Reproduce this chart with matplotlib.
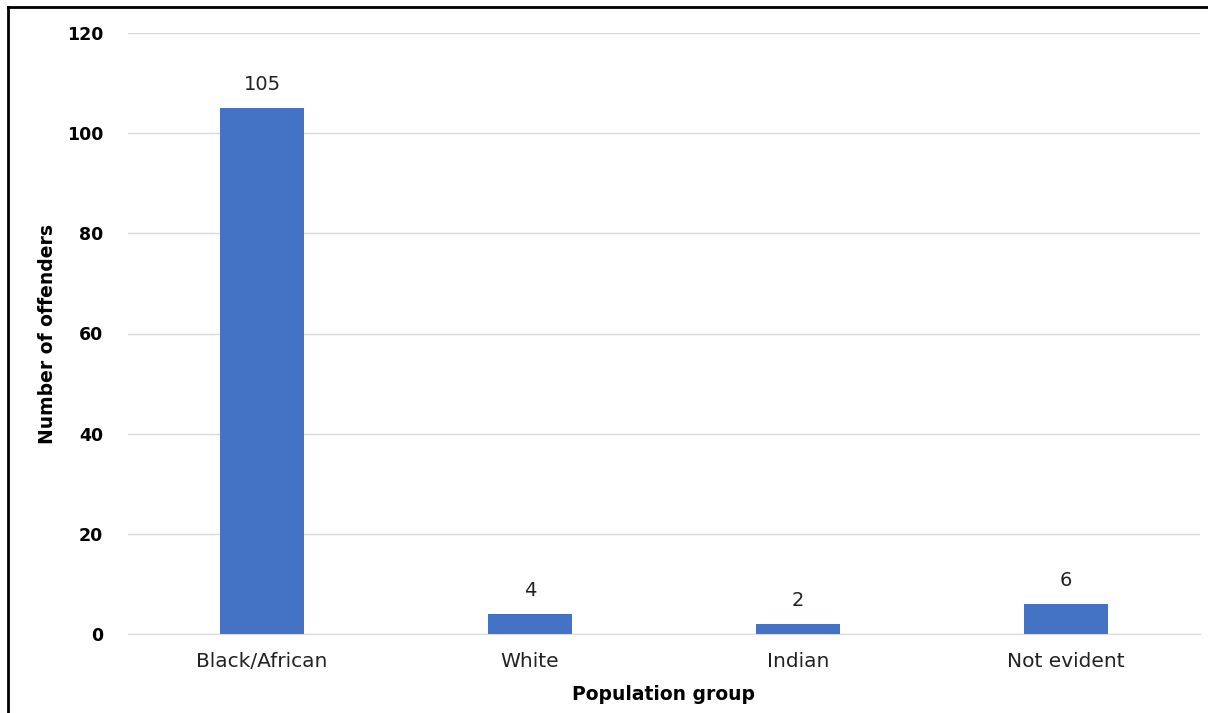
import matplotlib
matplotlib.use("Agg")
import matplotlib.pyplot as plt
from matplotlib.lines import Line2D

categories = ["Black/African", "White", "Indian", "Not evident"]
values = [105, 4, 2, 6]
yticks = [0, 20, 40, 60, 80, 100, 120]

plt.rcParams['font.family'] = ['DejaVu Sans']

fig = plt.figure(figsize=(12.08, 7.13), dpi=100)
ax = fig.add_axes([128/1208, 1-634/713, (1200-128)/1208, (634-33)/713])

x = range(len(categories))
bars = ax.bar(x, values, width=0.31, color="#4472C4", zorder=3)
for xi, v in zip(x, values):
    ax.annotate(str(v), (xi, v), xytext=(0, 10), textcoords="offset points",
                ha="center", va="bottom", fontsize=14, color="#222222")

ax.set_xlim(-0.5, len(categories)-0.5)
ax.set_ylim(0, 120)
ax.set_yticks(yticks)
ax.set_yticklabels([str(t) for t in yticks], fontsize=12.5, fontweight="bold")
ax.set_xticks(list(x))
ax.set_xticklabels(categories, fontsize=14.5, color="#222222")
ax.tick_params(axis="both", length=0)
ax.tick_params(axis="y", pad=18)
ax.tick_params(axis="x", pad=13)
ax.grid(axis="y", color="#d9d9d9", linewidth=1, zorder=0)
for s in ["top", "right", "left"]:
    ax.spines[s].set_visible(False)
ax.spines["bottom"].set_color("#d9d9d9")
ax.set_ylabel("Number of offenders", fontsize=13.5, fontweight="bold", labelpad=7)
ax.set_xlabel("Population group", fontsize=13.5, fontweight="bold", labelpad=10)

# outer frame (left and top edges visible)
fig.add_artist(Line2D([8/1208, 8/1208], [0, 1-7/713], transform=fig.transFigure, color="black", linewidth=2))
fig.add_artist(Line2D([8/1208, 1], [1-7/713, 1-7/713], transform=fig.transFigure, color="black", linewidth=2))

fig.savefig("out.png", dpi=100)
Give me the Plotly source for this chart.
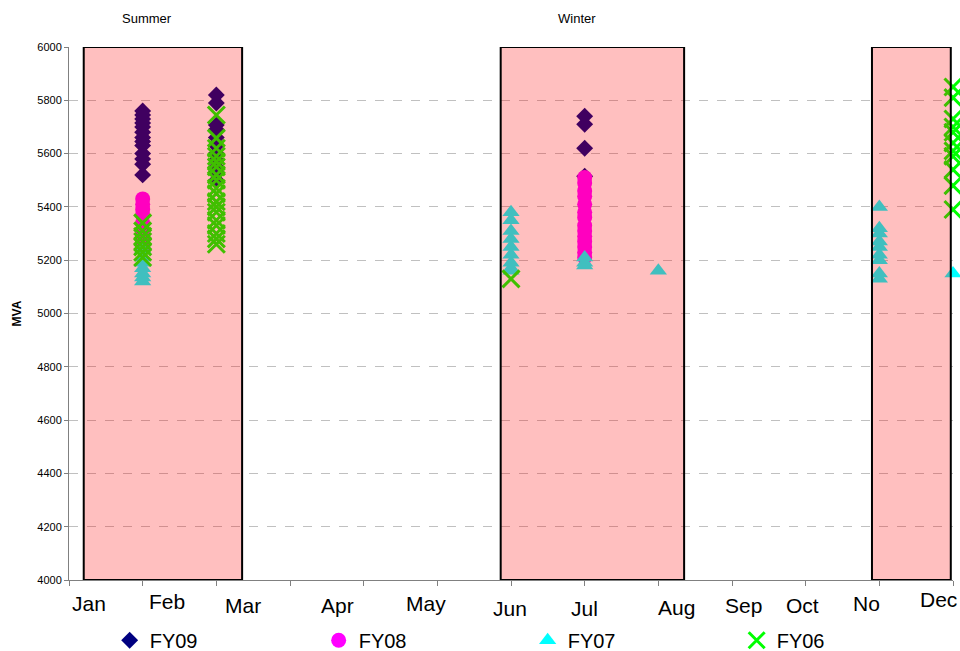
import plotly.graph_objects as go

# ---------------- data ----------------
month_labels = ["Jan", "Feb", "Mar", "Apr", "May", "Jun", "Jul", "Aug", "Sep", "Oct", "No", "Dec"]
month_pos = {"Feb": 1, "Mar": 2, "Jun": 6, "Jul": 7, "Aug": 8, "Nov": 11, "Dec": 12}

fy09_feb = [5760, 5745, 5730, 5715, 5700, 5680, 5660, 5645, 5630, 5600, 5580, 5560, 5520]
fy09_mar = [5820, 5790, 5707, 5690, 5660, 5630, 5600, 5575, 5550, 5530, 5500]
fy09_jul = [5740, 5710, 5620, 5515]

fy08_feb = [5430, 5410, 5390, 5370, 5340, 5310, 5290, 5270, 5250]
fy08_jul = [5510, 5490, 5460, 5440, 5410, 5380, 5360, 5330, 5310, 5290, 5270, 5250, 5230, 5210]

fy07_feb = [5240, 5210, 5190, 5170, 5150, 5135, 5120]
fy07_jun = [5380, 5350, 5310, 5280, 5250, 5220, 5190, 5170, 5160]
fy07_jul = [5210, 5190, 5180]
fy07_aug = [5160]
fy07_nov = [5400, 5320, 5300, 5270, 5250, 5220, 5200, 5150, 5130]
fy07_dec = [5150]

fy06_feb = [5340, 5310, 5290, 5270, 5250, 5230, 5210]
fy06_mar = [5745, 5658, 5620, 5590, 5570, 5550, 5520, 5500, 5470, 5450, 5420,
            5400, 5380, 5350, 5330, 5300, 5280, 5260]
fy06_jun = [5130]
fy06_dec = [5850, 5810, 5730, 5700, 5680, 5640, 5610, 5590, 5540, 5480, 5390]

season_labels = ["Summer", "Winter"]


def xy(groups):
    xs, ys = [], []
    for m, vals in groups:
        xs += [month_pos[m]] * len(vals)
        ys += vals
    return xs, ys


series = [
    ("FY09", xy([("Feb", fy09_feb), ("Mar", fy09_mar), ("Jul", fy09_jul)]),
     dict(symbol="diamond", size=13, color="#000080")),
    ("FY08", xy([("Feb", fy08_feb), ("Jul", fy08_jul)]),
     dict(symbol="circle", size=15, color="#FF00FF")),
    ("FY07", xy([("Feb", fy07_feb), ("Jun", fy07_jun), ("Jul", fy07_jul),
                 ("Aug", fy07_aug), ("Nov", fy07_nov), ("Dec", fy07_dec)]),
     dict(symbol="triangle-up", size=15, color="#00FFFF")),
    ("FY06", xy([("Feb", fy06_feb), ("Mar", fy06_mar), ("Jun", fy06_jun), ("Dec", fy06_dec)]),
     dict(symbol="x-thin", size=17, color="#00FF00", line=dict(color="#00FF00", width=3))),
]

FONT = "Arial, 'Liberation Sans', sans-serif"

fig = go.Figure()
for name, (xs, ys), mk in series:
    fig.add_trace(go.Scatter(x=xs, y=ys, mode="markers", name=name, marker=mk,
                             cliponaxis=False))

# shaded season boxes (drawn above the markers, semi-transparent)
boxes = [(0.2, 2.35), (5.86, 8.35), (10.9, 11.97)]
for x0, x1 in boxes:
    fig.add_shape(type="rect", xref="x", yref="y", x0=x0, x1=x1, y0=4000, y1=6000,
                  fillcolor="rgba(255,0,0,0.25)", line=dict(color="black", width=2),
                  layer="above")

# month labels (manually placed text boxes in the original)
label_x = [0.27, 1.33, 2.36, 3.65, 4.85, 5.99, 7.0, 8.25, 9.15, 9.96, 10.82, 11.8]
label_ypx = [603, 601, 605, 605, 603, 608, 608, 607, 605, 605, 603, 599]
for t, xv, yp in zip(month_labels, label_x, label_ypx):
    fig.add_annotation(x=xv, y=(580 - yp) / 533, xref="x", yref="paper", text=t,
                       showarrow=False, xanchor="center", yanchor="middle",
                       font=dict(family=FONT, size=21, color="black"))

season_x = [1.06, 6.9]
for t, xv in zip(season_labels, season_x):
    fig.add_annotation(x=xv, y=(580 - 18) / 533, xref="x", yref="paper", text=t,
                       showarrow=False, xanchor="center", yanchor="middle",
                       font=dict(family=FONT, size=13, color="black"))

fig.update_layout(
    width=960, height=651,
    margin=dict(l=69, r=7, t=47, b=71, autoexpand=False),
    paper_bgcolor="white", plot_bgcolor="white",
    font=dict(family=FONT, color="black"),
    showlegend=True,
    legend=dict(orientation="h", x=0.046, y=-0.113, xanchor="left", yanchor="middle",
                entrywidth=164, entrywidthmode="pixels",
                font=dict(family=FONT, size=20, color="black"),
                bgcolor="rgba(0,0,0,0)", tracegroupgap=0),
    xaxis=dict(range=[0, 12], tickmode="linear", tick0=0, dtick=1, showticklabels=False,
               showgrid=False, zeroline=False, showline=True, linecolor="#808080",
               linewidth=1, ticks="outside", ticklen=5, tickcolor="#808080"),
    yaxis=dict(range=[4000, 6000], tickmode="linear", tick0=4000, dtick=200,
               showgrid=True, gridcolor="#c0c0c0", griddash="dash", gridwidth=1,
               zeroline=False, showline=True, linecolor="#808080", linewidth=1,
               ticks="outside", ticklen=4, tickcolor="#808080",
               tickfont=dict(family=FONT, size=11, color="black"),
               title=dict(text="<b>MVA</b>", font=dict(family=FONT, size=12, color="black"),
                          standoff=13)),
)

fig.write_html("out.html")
________________
Exercise goal: All lines above starting at the one with "Give me the Plotly source for this chart." and ending at the one with "import plotly.graph_objects as go", inclusive, are to be printed again exactly, with the pictures left out.

Expected output:
Give me the Plotly source for this chart.
import plotly.graph_objects as go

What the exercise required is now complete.